This post comes after I read a friend's Thanksgiving post where she mentioned her grandmother's china. And I began thinking about my own grandmother's china.
My grandma's china was Homer Laughlin Virginia Rose. The dishes are considered antiques and I'd like to add, made in the USA. Most people associate china with formal dinners, holiday dinners, or dishes stacked neatly in a cupboard. But Grandma Rothrock did not reserve her china for special occassions. She used it every single day of the week. Not because she was a formal person or had a formal house, just the opposite. She was a somewhat simple, in a good way, woman and my grandparents lived in a nice small house. She loved flowers and worked hard. As did all of my grandparents. I think my grandma used the Virginia Rose dishes everyday because she loved them. She had lots of china and dishes stashed in their attic. But she chose these dishes to use. Even their cat was fed on a small Virginia Rose plate. And every day, she'd stand at the sink, usually perspiring from the kitchen that was still hot from some delicious meal and from the hot water she had her hands submerged in, and would gently wash those dishes. I always knew that I wanted those to someday be my dishes. Not because of a price tag, but because it was something my grandma loved.
When I think about those dishes today, I feel a connection to my grandma. Seeing those dishes takes me back to my childhood and the many wonderful memories I have of my Grandma Rothrock. She was also the first grandparent I lost, meaning the one I had the least amount of time with. I wish they were all still here, especially... {OK pregnancy emotions really kicking in here} at this time in my life. I still have one remaining grandfather who lives in FL, but FL is a long way from Michigan. I do hope he will someday be able to meet our child.
I was truly blessed with four, wonderful, amazing grandparents. We always lived about 5 hours from my grandparents, so I feel like my time with them was always special. But at the same time, I took them for granted. I wish I had, had more time with them as an adult. But they each taught me a lot about hard work, love, and family. My grandpa in FL (actually my mom's step father as her father passed away too young, but my grandpa my entire life), last time I was down to visit, shared his first wife's troubles and scares in childbearing. He began to tear up.
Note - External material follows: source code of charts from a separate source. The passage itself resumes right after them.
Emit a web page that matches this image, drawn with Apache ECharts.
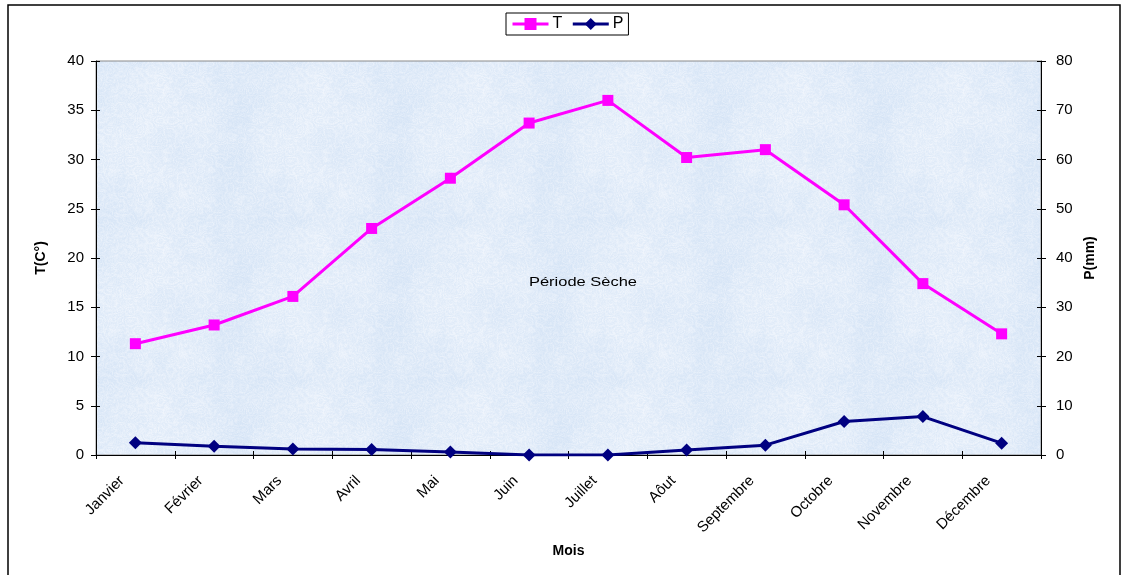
<!DOCTYPE html>
<html>
<head>
<meta charset="utf-8">
<script src="https://cdn.jsdelivr.net/npm/echarts@6/dist/echarts.min.js"></script>
<style>
  html, body { margin: 0; padding: 0; background: #fff; }
  #chart { width: 1126px; height: 575px; }
</style>
</head>
<body>
<div id="chart"></div>
<script>
// Monthly climate data: mean temperature (°C) and precipitation (mm)
const months = ['Janvier', 'Février', 'Mars', 'Avril', 'Mai', 'Juin',
                'Juillet', 'Aôut', 'Septembre', 'Octobre', 'Novembre', 'Décembre'];
const temperature = [11.3, 13.2, 16.1, 23.0, 28.1, 33.7, 36.0, 30.2, 31.0, 25.4, 17.4, 12.3];
const precipitation = [2.5, 1.8, 1.2, 1.1, 0.6, 0.0, 0.0, 1.0, 2.0, 6.8, 7.8, 2.4];

const FONT = 'Liberation Sans, Arial, sans-serif';

// Light blue marbled fill for the plot area (deterministic hashed value noise)
function marbleTexture(size) {
  const c = document.createElement('canvas');
  c.width = c.height = size;
  const ctx = c.getContext('2d');
  const img = ctx.createImageData(size, size);
  const hash = (x, y, s) => {
    const v = Math.sin(x * 127.1 + y * 311.7 + s * 74.7) * 43758.5453;
    return v - Math.floor(v);
  };
  const smooth = (x, y, cell, s) => {
    const n = size / cell;
    const gx = x / cell, gy = y / cell;
    const x0 = Math.floor(gx), y0 = Math.floor(gy);
    const fx = gx - x0, fy = gy - y0;
    const ux = fx * fx * (3 - 2 * fx), uy = fy * fy * (3 - 2 * fy);
    const a = hash(x0 % n, y0 % n, s), b = hash((x0 + 1) % n, y0 % n, s);
    const d = hash(x0 % n, (y0 + 1) % n, s), e = hash((x0 + 1) % n, (y0 + 1) % n, s);
    return (a * (1 - ux) + b * ux) * (1 - uy) + (d * (1 - ux) + e * ux) * uy;
  };
  for (let y = 0; y < size; y++) {
    for (let x = 0; x < size; x++) {
      const low = smooth(x, y, 40, 1) * 0.55 + smooth(x, y, 20, 2) * 0.45;
      const vein = Math.abs(Math.sin((smooth(x, y, 10, 3) * 2 + smooth(x, y, 5, 4)) * 6.0));
      const grain = hash(x, y, 5);
      let t = 0.5 * low + 0.25 * (1 - vein) + 0.25 * grain;   // 0 = blue, 1 = white
      t = Math.min(1, Math.max(0, t));
      const i = (y * size + x) * 4;
      img.data[i]     = 210 + t * 36;
      img.data[i + 1] = 226 + t * 23;
      img.data[i + 2] = 245 + t * 9;
      img.data[i + 3] = 255;
    }
  }
  ctx.putImageData(img, 0, 0);
  return c;
}

const chart = echarts.init(document.getElementById('chart'), null, { renderer: 'canvas' });

const nameStyle = { color: '#000', fontFamily: FONT, fontSize: 14, fontWeight: 'bold' };
const tick = (inside, len) => ({ show: true, inside: inside, length: len, lineStyle: { color: '#000', width: 1 } });
const hidden = { show: false };

chart.setOption({
  animation: false,
  backgroundColor: '#fff',
  grid: {
    left: 96, right: 85, top: 61, bottom: 120,
    show: true,
    backgroundColor: { image: marbleTexture(160), repeat: 'repeat' },
    borderColor: '#8a8a8a', borderWidth: 1
  },
  legend: {
    top: 13, left: 506,
    itemWidth: 36, itemHeight: 15, itemGap: 9,
    padding: [3, 5, 3, 5],
    borderColor: '#000', borderWidth: 1, borderRadius: 0,
    lineStyle: { width: 3 },
    textStyle: { fontFamily: FONT, fontSize: 16, color: '#000', padding: [0, 0, 0, -1] },
    data: ['T', 'P']
  },
  xAxis: [{
    type: 'category', data: months, boundaryGap: true,
    name: 'Mois', nameLocation: 'middle', nameGap: 89, nameTextStyle: nameStyle,
    axisLine: { lineStyle: { color: '#000', width: 1 } },
    axisTick: tick(false, 4),
    axisLabel: { rotate: 45, margin: 10, interval: 0, color: '#000',
                 fontFamily: FONT, fontSize: 15, padding: [0, 19, 0, 0] },
    splitLine: hidden
  }, {
    // inner half of the crossing ticks
    type: 'category', data: months, boundaryGap: true, position: 'bottom', gridIndex: 0,
    axisLine: hidden, axisLabel: hidden, splitLine: hidden, axisTick: tick(true, 4)
  }],
  yAxis: [{
    type: 'value', min: 0, max: 40, interval: 5, position: 'left',
    name: 'T(C°)', nameLocation: 'middle', nameGap: 48, nameRotate: 90, nameTextStyle: nameStyle,
    axisLine: { show: true, lineStyle: { color: '#000' } },
    axisTick: tick(false, 5),
    axisLabel: { margin: 12, color: '#000', fontFamily: FONT, fontSize: 15 },
    splitLine: hidden
  }, {
    type: 'value', min: 0, max: 80, interval: 10, position: 'right',
    name: 'P(mm)', nameLocation: 'middle', nameGap: 40, nameRotate: 90, nameTextStyle: nameStyle,
    axisLine: { show: true, lineStyle: { color: '#000' } },
    axisTick: tick(false, 5),
    axisLabel: { margin: 15, color: '#000', fontFamily: FONT, fontSize: 15 },
    splitLine: hidden
  }, {
    type: 'value', min: 0, max: 40, interval: 5, position: 'left',
    axisLine: hidden, axisLabel: hidden, splitLine: hidden, axisTick: tick(true, 4)
  }, {
    type: 'value', min: 0, max: 80, interval: 10, position: 'right',
    axisLine: hidden, axisLabel: hidden, splitLine: hidden, axisTick: tick(true, 4)
  }],
  series: [{
    name: 'T', type: 'line', yAxisIndex: 0, data: temperature,
    symbol: 'rect', symbolSize: 11, showAllSymbol: true,
    lineStyle: { color: '#ff00ff', width: 3 },
    itemStyle: { color: '#ff00ff' }
  }, {
    name: 'P', type: 'line', yAxisIndex: 1, data: precipitation,
    symbol: 'diamond', symbolSize: [13, 13], showAllSymbol: true,
    lineStyle: { color: '#000080', width: 3 },
    itemStyle: { color: '#000080' }
  }],
  graphic: [{
    type: 'rect', silent: true, z: -1,
    shape: { x: 8, y: 5, width: 1112, height: 580 },
    style: { fill: 'none', stroke: '#000', lineWidth: 1.5 }
  }, {
    type: 'text', silent: true, x: 583, y: 282, scaleX: 1.22,
    style: { text: 'Période Sèche', fontFamily: FONT, fontSize: 13.5, fill: '#000',
             align: 'center', verticalAlign: 'middle' }
  }]
});
</script>
</body>
</html>
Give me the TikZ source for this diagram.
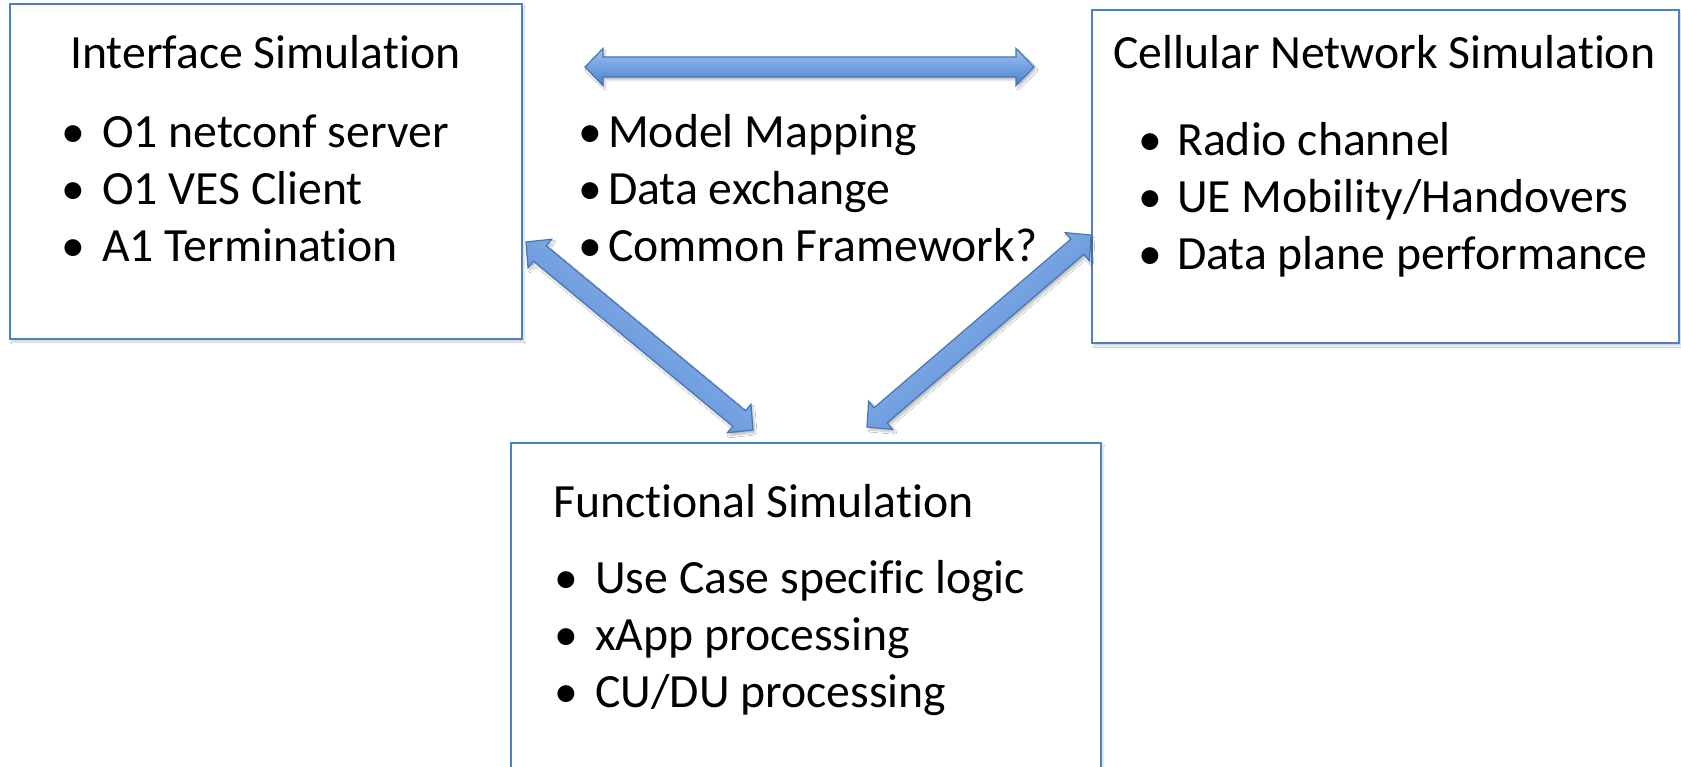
\documentclass[tikz,border=0pt]{standalone}
\usepackage{fontspec}
\setmainfont{Carlito}[Ligatures={NoCommon,NoContextual}]
\usetikzlibrary{calc,shadows.blur}
\definecolor{boxblue}{HTML}{4F81BD}
\definecolor{arrtop}{HTML}{9DC1F0}
\definecolor{arrbot}{HTML}{4A80CF}
\definecolor{arrline}{HTML}{4676B8}
\tikzset{
  simbox/.style={draw=boxblue, line width=2pt, fill=white, rectangle, inner sep=0pt,
    blur shadow={shadow xshift=2pt, shadow yshift=-3pt, shadow opacity=18, shadow blur steps=6}},
  txt/.style={anchor=base west, inner sep=0pt, font=\fontsize{47.7}{57}\selectfont},
  bul/.style={anchor=base, inner sep=0pt, font=\fontsize{47.7}{57}\selectfont},
  blockarrow/.style={draw=arrline, line width=1.2pt, top color=arrtop, bottom color=arrbot, line join=miter,
    blur shadow={shadow xshift=2pt, shadow yshift=-3pt, shadow opacity=25, shadow blur steps=6}}
}
\newcommand{\blockarr}[3]{%
  \path[blockarrow,#3] (#1)
    -- ($(#1)!18pt!(#2)!18.5pt!90:(#2)$)
    -- ($(#1)!18pt!(#2)!10pt!90:(#2)$)
    -- ($(#2)!18pt!(#1)!10pt!-90:(#1)$)
    -- ($(#2)!18pt!(#1)!18.5pt!-90:(#1)$)
    -- (#2)
    -- ($(#2)!18pt!(#1)!18.5pt!90:(#1)$)
    -- ($(#2)!18pt!(#1)!10pt!90:(#1)$)
    -- ($(#1)!18pt!(#2)!10pt!-90:(#2)$)
    -- ($(#1)!18pt!(#2)!18.5pt!-90:(#2)$)
    -- cycle;}
\begin{document}
\begin{tikzpicture}[x=1pt,y=-1pt]
\clip (0,0) rectangle (1681,767);
\fill[white] (0,0) rectangle (1681,767);

% boxes
\node[simbox, minimum width=512pt, minimum height=335pt] (iface) at (266,171.5) {};
\node[simbox, minimum width=587pt, minimum height=333pt] (cell) at (1385.5,176.3) {};
\node[simbox, minimum width=590pt, minimum height=357pt] (func) at (806,621.5) {};

% interface simulation
\node[txt] (t1) at (70,69) {Interface Simulation};
\node[bul] (b11) at (73,148) {•};
\node[txt] (i11) at (102,148) {O1 netconf server};
\node[bul] (b12) at (73,205) {•};
\node[txt] (i12) at (102,205) {O1 VES Client};
\node[bul] (b13) at (73,262) {•};
\node[txt] (i13) at (102,262) {A1 Termination};

% middle
\node[bul] (bm1) at (590,148) {•};
\node[txt] (m1) at (608,148) {Model Mapping};
\node[bul] (bm2) at (590,205) {•};
\node[txt] (m2) at (608,205) {Data exchange};
\node[bul] (bm3) at (590,262) {•};
\node[txt] (m3) at (608,262) {Common Framework?};

% cellular network simulation
\node[txt] (t2) at (1113,69) {Cellular Network Simulation};
\node[bul] (b21) at (1150,156) {•};
\node[txt] (i21) at (1177,156) {Radio channel};
\node[bul] (b22) at (1150,213) {•};
\node[txt] (i22) at (1177,213) {UE Mobility/Handovers};
\node[bul] (b23) at (1150,270) {•};
\node[txt] (i23) at (1177,270) {Data plane performance};

% functional simulation
\node[txt] (t3) at (553,517) {Functional Simulation};
\node[bul] (b31) at (566,593) {•};
\node[txt] (i31) at (595,593) {Use Case specific logic};
\node[bul] (b32) at (566,650) {•};
\node[txt] (i32) at (595,650) {xApp processing};
\node[bul] (b33) at (566,707) {•};
\node[txt] (i33) at (595,707) {CU/DU processing};

% arrow end points
\coordinate (h1) at (585,67);
\coordinate (h2) at (1034,67);
\coordinate (l1) at (526,242);
\coordinate (l2) at (753,430);
\coordinate (r1) at (867,427);
\coordinate (r2) at (1091,235);

\blockarr{h1}{h2}{shading angle=0}
\blockarr{l1}{l2}{shading angle=-39.6}
\blockarr{r1}{r2}{shading angle=40.6}
\end{tikzpicture}
\end{document}
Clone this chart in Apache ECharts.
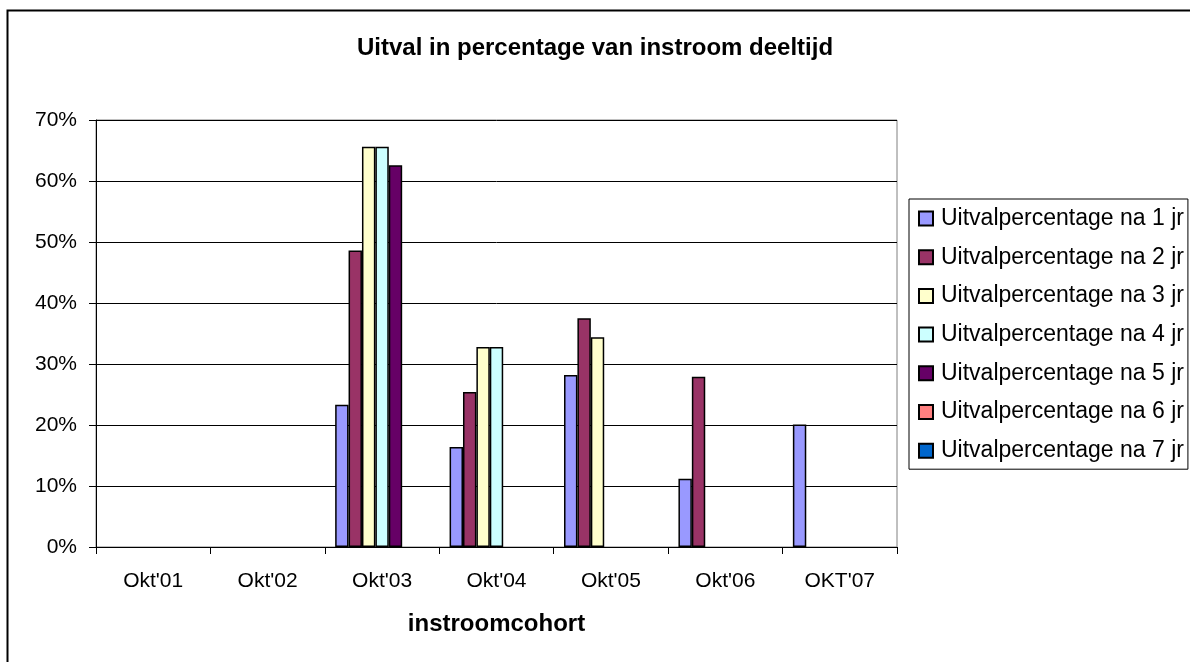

I felt a connection with my grandpa in our shared struggles.
As our child is still growing in the safety of my womb, I pray that he or she will have many, many wonderful years with his or her grandparents and get to know them deeply. We often contemplate using family names for our children. But we loved each one so dearly, there is no way we could choose just one or two names to use. So we'll give our child a name of their own, but make sure they know how special and dear their grandparents and great-grandparents are and were.